Además de mostrar la marginalidad, la película parece volverse una reflexión sobre las formas en las que una mujer reacciona cuando se entera de la infidelidad de un hombre. Algunas, como la esposa del taxista armenio, prefiere el silencio, y se arma una convicción ficticia de felicidad para no enfrentarse a la mirada de lxs otrxs. La suegra en cambio hace todo para encontrar la “verdad”, porque cree que ahí está la verdadera dignidad, aunque tenga que enfrentarse a la angustia de haber sido engañada. El caso de Sin-Dee deja en evidencia un problema, una forma de accionar ante la traición que hace que la mirada feminista que podía tener la película se desvanezca. Cuando encuentra a Dinah, el pescado que se acostó con su novio, no deja de zamarrearla y arrastrarla por las calles de la ciudad. Las escenas bruscas eligen mostrar la brutalidad de una transexual contra la mujer que osó meterse con su novio, en lugar de encarar primero al hombre, que fue quién en última instancia le mintió. Cuando por fin lo tiene enfrente, la violencia parece desvanecerse, porque pasa eso, ante el hombre algunas mujeres todavía se desvanecen a pesar de la traición masculina.
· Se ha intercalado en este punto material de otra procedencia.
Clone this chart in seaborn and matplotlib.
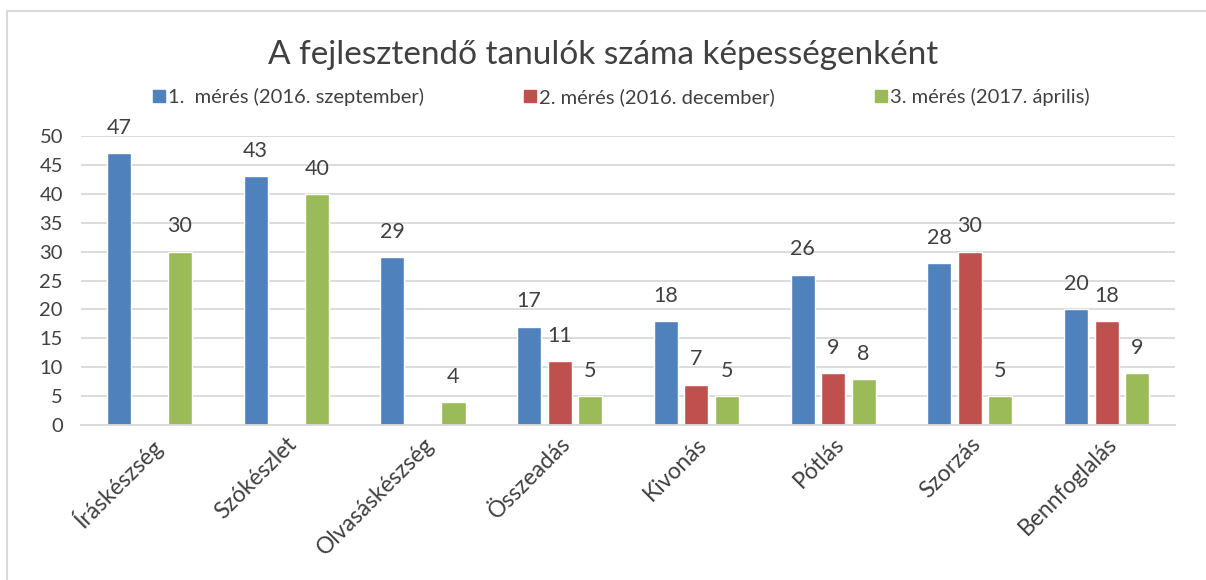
import pandas as pd
import seaborn as sns
import matplotlib.pyplot as plt
from matplotlib.lines import Line2D

# Data
skills = ["Íráskészség", "Szókészlet", "Olvasáskészség", "Összeadás",
          "Kivonás", "Pótlás", "Szorzás", "Bennfoglalás"]
series = ["1.  mérés (2016. szeptember)", "2. mérés (2016. december)",
          "3. mérés (2017. április)"]
meres1 = [47, 43, 29, 17, 18, 26, 28, 20]
meres2 = [None, None, None, 11, 7, 9, 30, 18]
meres3 = [30, 40, 4, 5, 5, 8, 5, 9]
colors = ["#4F81BD", "#C0504D", "#9BBB59"]

rows = []
for name, vals in zip(series, [meres1, meres2, meres3]):
    for skill, v in zip(skills, vals):
        rows.append({"skill": skill, "series": name, "value": v})
df = pd.DataFrame(rows)
df["value"] = df["value"].astype(float)

sns.set_style("white")
plt.rcParams["font.family"] = ["Lato", "DejaVu Sans"]

fig = plt.figure(figsize=(12.06, 5.80), dpi=100)
ax = fig.add_axes([0.0672, 0.2672, 0.9071, 0.4983])

sns.barplot(data=df, x="skill", y="value", hue="series", order=skills,
            hue_order=series, palette=colors, width=0.67, gap=0.21,
            errorbar=None, ax=ax, legend=False, saturation=1)

for cont in ax.containers:
    ax.bar_label(cont, fmt="%g", padding=11, fontsize=15.5, color="#404040")

ax.set_ylim(0, 50)
ax.set_yticks(range(0, 51, 5))
ax.set_xlim(-0.5, len(skills) - 0.5)
ax.grid(axis="y", color="#D9D9D9", linewidth=1.3)
ax.set_axisbelow(True)
for s in ["top", "left", "right"]:
    ax.spines[s].set_visible(False)
ax.spines["bottom"].set_color("#D9D9D9")
ax.spines["bottom"].set_linewidth(1.3)
ax.set_xlabel("")
ax.set_ylabel("")
ax.tick_params(axis="y", length=0, pad=13, labelsize=14.5, labelcolor="#404040")
ax.tick_params(axis="x", length=0, pad=6, labelsize=16.5, labelcolor="#404040")
plt.setp(ax.get_xticklabels(), rotation=45, ha="right", rotation_mode="anchor")

fig.text(0.5, 0.905, "A fejlesztendő tanulók száma képességenként",
         ha="center", va="center", fontsize=24, color="#404040")

handles = [Line2D([], [], marker="s", linestyle="none", markersize=9,
                  markerfacecolor=c, markeredgecolor=c) for c in colors]
fig.legend(handles, series, loc="center", bbox_to_anchor=(0.5147, 0.833),
           ncol=3, frameon=False, fontsize=14.5, columnspacing=4.9,
           handletextpad=0.1, handlelength=0.7, labelcolor="#404040")

# light frame of the chart area
fig.add_artist(Line2D([7 / 1206, 7 / 1206], [1 - 11 / 580, 0],
                      transform=fig.transFigure, color="#D9D9D9", lw=1.5))
fig.add_artist(Line2D([7 / 1206, 1], [1 - 11 / 580, 1 - 11 / 580],
                      transform=fig.transFigure, color="#D9D9D9", lw=1.5))

fig.savefig("out.png", dpi=100)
El encuentro entre Sin-Dee, su novio y su amante sucede en una cafetería de donas, esos locales tan típicos de Estados Unidos, donde además de ellos confluyen su amiga Alexandra que exhibe un dejo de ternura y compasión, el taxista armenio, su mujer y su suegra que exaltadas van a pedir todo tipo de explicaciones que no encuentran porque nadie tiene ganas de darlas. En ese local el drama se manifiesta como una tormenta tan cargada que no llega a aliviar la melancolía sórdida de los personajes. La más lograda de la película es la relación de amistad entre las transexuales, que pasan por el enojo, el alejamiento, se cuentan sus penas porque no tienen a nadie más, se pelean pero terminan unidas en una conexión que supera cada una de las traiciones.